- Elaea
- Coordinates: 38°57′N 27°02′E﻿ / ﻿38.95°N 27.04°E
- Country: Turkey
- Province: İzmir Province
- District: Aliağa District
- Founded by: Menestheus

= Elaea (Aeolis) =

Ancient town of Aeolis, Turkey

Elaea (Ἐλαία and Ἐλέα) was an ancient city of Aeolis, Asia, the port of Pergamum. According to the Barrington Atlas of the Greek and Roman World, it was located near the modern town of Zeytindağ, İzmir Province, Turkey. The ruins of the silted port's breakwater can be seen on satellite maps at 38°56'35.54"N 27°2'16.34"E.

According to a text by Stephanus of Byzantium, it was also called Cidaenis (Κιδαινίς), and was founded by Menestheus; but it seems likely that there is some error in the reading Cidaenis.

==History==
Strabo places Elaea south of the river Caicus, 12 stadia from the river, and 120 stadia from Pergamum. The Caicus enters a bay, which was called Elaiticus Sinus, or the bay of Elaea. Strabo calls the bay of Elaea part of the Bay of Adramyttium, but incorrectly. He has the story, which Stephanus has taken from him, that Elaea was a settlement made by Menestheus and the Athenians with him, who joined the war against Troy; but Strabo does not explain how it could be an Aeolian city, if this story was true. Elaea minted coins, which bear the head and name of Menestheus. Some argue that these are some evidence of its Athenian origin; but others, including William Smith discount the connection. Herodotus does not name Elaea among the Aeolian cities. Strabo makes the bay of Elaea terminate on one side in a point called Hydra, and on the other in a promontory Harmatus; and he estimates the width between these points at 80 stadia. Thucydides (viii. 101) places Harmatus opposite to Methymna, from which, and the rest of the narrative, it is clear that he fixes Harmatus in a different place from Strabo. The exact site of Elaea seems to be uncertain. William Martin Leake, in his map, fixes it at a place marked Kliseli, on the road from the south to Pergamum. Scylax (p. 35), Pomponius Mela (i. 18), Pliny (v. 32), and Ptolemy (v. 2), all of whom mention Elaea, do not help us to the precise place; all we learn from them is, that the Caicus flowed between Pitane and Elaea.

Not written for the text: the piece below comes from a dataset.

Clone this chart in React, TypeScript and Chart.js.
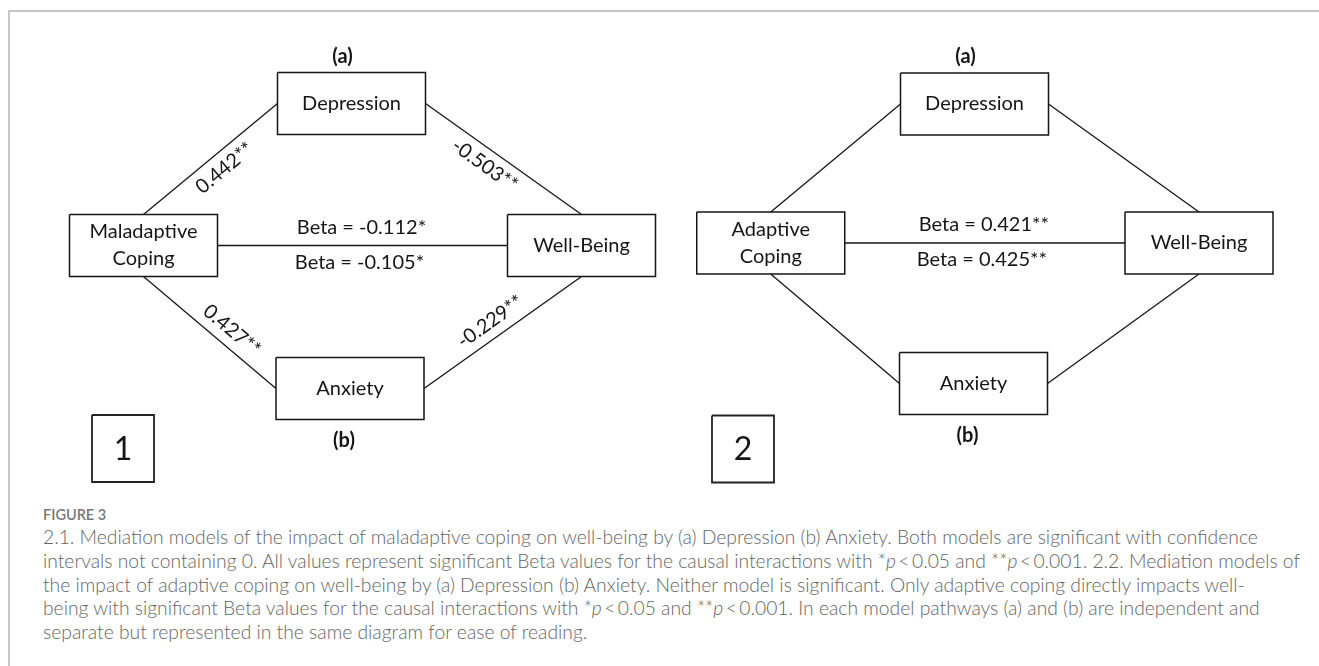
import React, { useEffect, useRef } from 'react';
import { Chart, registerables } from 'chart.js';

Chart.register(...registerables);

// ---------------- data ----------------
const PANEL_IDS = ['1', '2'];
const NODE_NAMES_1 = ['Depression', 'Maladaptive\nCoping', 'Well-Being', 'Anxiety'];
const NODE_NAMES_2 = ['Depression', 'Adaptive\nCoping', 'Well-Being', 'Anxiety'];
// node centres in diagram units
const NODE_X_1 = [351.5, 143.5, 581.5, 350];
const NODE_Y_1 = [103.5, 245.5, 245.5, 388.5];
const NODE_X_2 = [974.5, 770.75, 1199, 973.5];
const NODE_Y_2 = [104, 243, 243, 383.5];
const PATH_COEF_1 = ['0.442**', '-0.503**', '0.427**', '-0.229**'];
const PATH_COEF_2 = ['', '', '', ''];
const DIRECT_BETA_1 = ['Beta = -0.112*', 'Beta = -0.105*'];
const DIRECT_BETA_2 = ['Beta = 0.421**', 'Beta = 0.425**'];
const PATH_TAGS = ['(a)', '(b)'];
const PANEL_ID_X = [123, 743];
const PANEL_ID_Y = [448.5, 449];
const CAPTION_LABEL = 'FIGURE 3';

// ---------------- layout / style ----------------
const W = 1319;
const H = 500;
const BOX_W = 148;
const BOX_H = 62;
const NUM_W = 62;
const NUM_H = 67;
const LABEL_T = [0.53, 0.44, 0.59, 0.48];
const LABEL_OFF = 16;
const INK = '#161616';
const FONT = 'Lato, "Open Sans", sans-serif';
const NODE_FONT_PX = 20;

type Pt = { x: number; y: number };
type Side = 'top' | 'bottom' | 'left' | 'right';
const EDGES: [number, Side, number, Side][] = [
  [1, 'top', 0, 'left'],
  [0, 'right', 2, 'top'],
  [1, 'bottom', 3, 'left'],
  [3, 'right', 2, 'bottom'],
  [1, 'right', 2, 'left'],
];

function anchor(cx: number, cy: number, side: Side): Pt {
  if (side === 'top') return { x: cx, y: cy - BOX_H / 2 };
  if (side === 'bottom') return { x: cx, y: cy + BOX_H / 2 };
  if (side === 'left') return { x: cx - BOX_W / 2, y: cy };
  return { x: cx + BOX_W / 2, y: cy };
}

function rect(cx: number, cy: number, w: number, h: number): Pt[] {
  return [
    { x: cx - w / 2, y: cy - h / 2 },
    { x: cx + w / 2, y: cy - h / 2 },
    { x: cx + w / 2, y: cy + h / 2 },
    { x: cx - w / 2, y: cy + h / 2 },
    { x: cx - w / 2, y: cy - h / 2 },
  ];
}

const PANELS = [
  { names: NODE_NAMES_1, xs: NODE_X_1, ys: NODE_Y_1, coefs: PATH_COEF_1, betas: DIRECT_BETA_1 },
  { names: NODE_NAMES_2, xs: NODE_X_2, ys: NODE_Y_2, coefs: PATH_COEF_2, betas: DIRECT_BETA_2 },
];

function buildDatasets() {
  const ds: any[] = [];
  PANELS.forEach((p, pi) => {
    EDGES.forEach(([a, sa, b, sb]) => {
      ds.push({
        data: [anchor(p.xs[a], p.ys[a], sa), anchor(p.xs[b], p.ys[b], sb)],
        showLine: true,
        borderColor: INK,
        borderWidth: 1.3,
        pointRadius: 0,
      });
    });
    p.xs.forEach((x, i) => {
      ds.push({
        data: rect(x, p.ys[i], BOX_W, BOX_H),
        showLine: true,
        borderColor: INK,
        borderWidth: 1.5,
        pointRadius: 0,
      });
    });
    ds.push({
      data: rect(PANEL_ID_X[pi], PANEL_ID_Y[pi], NUM_W, NUM_H),
      showLine: true,
      borderColor: '#222',
      borderWidth: 1.8,
      pointRadius: 0,
    });
  });
  return ds;
}

const textPlugin = {
  id: 'diagramText',
  afterDatasetsDraw(chart: any) {
    const ctx = chart.ctx as CanvasRenderingContext2D;
    const sx = chart.scales.x;
    const sy = chart.scales.y;
    const px = (v: number) => sx.getPixelForValue(v);
    const py = (v: number) => sy.getPixelForValue(v);
    ctx.save();
    ctx.fillStyle = INK;
    ctx.textAlign = 'center';
    ctx.textBaseline = 'middle';
    PANELS.forEach((p, pi) => {
      // node names
      ctx.font = `${NODE_FONT_PX}px ${FONT}`;
      p.names.forEach((name, i) => {
        const lines = name.split('\n');
        lines.forEach((ln, li) => {
          const dy = (li - (lines.length - 1) / 2) * 27;
          ctx.fillText(ln, px(p.xs[i]), py(p.ys[i] + dy));
        });
      });
      // path coefficients (rotated along the edge)
      p.coefs.forEach((c, ei) => {
        if (!c) return;
        const [a, sa, b, sb] = EDGES[ei];
        const s = anchor(p.xs[a], p.ys[a], sa);
        const e = anchor(p.xs[b], p.ys[b], sb);
        const dx = e.x - s.x;
        const dy = e.y - s.y;
        const len = Math.hypot(dx, dy);
        const t = LABEL_T[ei];
        const mx = s.x + dx * t;
        const my = s.y + dy * t;
        const ccx = (p.xs[1] + p.xs[2]) / 2;
        const ccy = (p.ys[1] + p.ys[2]) / 2;
        let nx = -dy / len;
        let ny = dx / len;
        if ((ccx - mx) * nx + (ccy - my) * ny < 0) {
          nx = -nx;
          ny = -ny;
        }
        const lx = px(mx + nx * LABEL_OFF);
        const ly = py(my + ny * LABEL_OFF);
        ctx.save();
        ctx.translate(lx, ly);
        ctx.rotate(Math.atan2(py(e.y) - py(s.y), px(e.x) - px(s.x)));
        ctx.font = `${NODE_FONT_PX}px ${FONT}`;
        ctx.fillText(c, 0, 0);
        ctx.restore();
      });
      // direct effect betas
      const [a, sa, b, sb] = EDGES[4];
      const s = anchor(p.xs[a], p.ys[a], sa);
      const e = anchor(p.xs[b], p.ys[b], sb);
      const mx = (s.x + e.x) / 2;
      ctx.font = `${NODE_FONT_PX}px ${FONT}`;
      ctx.fillText(p.betas[0], px(mx - 1), py(s.y - 18));
      ctx.fillText(p.betas[1], px(mx - 3), py(s.y + 17));
      // (a) / (b) tags
      ctx.font = `bold ${NODE_FONT_PX}px ${FONT}`;
      ctx.fillText(PATH_TAGS[0], px(p.xs[0] - 9), py(p.ys[0] - BOX_H / 2 - 16));
      ctx.fillText(PATH_TAGS[1], px(p.xs[3] - 6), py(p.ys[3] + BOX_H / 2 + 21));
      // panel number
      ctx.font = `32px ${FONT}`;
      ctx.fillText(PANEL_IDS[pi], px(PANEL_ID_X[pi]), py(PANEL_ID_Y[pi] + 1));
    });
    ctx.restore();
  },
};

const CAPTION_STYLE: React.CSSProperties = {
  position: 'absolute',
  left: 43,
  top: 505,
  fontFamily: 'Lato, "Open Sans", sans-serif',
  color: '#666',
  whiteSpace: 'nowrap',
};

const P = () => <i>p</i>;
const LT = '\u2009<\u2009';

export default function App() {
  const ref = useRef<HTMLCanvasElement | null>(null);
  useEffect(() => {
    if (!ref.current) return;
    const chart = new Chart(ref.current, {
      type: 'scatter',
      data: { datasets: buildDatasets() },
      options: {
        responsive: false,
        animation: false,
        events: [],
        layout: { padding: 0 },
        plugins: { legend: { display: false }, tooltip: { enabled: false } },
        scales: {
          x: { type: 'linear', min: 0, max: W, display: false },
          y: { type: 'linear', min: 0, max: H, reverse: true, display: false },
        },
      },
      plugins: [textPlugin],
    });
    return () => chart.destroy();
  }, []);

  return (
    <div style={{ position: 'absolute', left: 0, top: 0, width: 1319, height: 666, background: '#fff', overflow: 'hidden' }}>
      <div
        style={{
          position: 'absolute',
          left: 8,
          top: 10,
          width: 1400,
          height: 800,
          borderLeft: '2px solid #c6c6c6',
          borderTop: '2px solid #c6c6c6',
        }}
      />
      <canvas ref={ref} width={W} height={H} style={{ position: 'absolute', left: 0, top: 0, display: 'block' }} />
      <div style={CAPTION_STYLE}>
        <div style={{ fontSize: 14.5, lineHeight: '20px', color: '#777', fontWeight: 600 }}>{CAPTION_LABEL}</div>
        <div style={{ fontSize: 19.3, lineHeight: '23.8px', fontWeight: 300 }}>
          <div>2.1. Mediation models of the impact of maladaptive coping on well-being by (a) Depression (b) Anxiety. Both models are significant with confidence</div>
          <div>
            intervals not containing 0. All values represent significant Beta values for the causal interactions with *<P />{LT}0.05 and **<P />{LT}0.001. 2.2. Mediation models of
          </div>
          <div>the impact of adaptive coping on well-being by (a) Depression (b) Anxiety. Neither model is significant. Only adaptive coping directly impacts well-</div>
          <div>
            being with significant Beta values for the causal interactions with *<P />{LT}0.05 and **<P />{LT}0.001. In each model pathways (a) and (b) are independent and
          </div>
          <div>separate but represented in the same diagram for ease of reading.</div>
        </div>
      </div>
    </div>
  );
}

The name of Elaea occurs in the history of the kings of Pergamum. According to Strabo, from Livy (xxxv. 13), travellers who would reach Pergamum from the sea, would land at Elaea. One of the passages of Livy shows that there was a small hill (tumulus) near Elaea, and that the town was in a plain and walled. Elaea was damaged by an earthquake in the reign of Trajan, at the same time that Pitane suffered.

It is also mentioned in the Delphic Theorodochoi inscription.

It was a member of the Delian League.

Pausanias write that at Elaea there was the tomb of Thersander, son of Polynices, who was killed by Telephus during the Trojan War.

At Olympia, there was a statue of a young beardless Zeus which was dedicated by the citizens of Elaea.

Alkidamas (Ἀλκιδάμας) was a philosopher from Elaea.

Diodorus (Διόδωρος) of Elaea was a poet.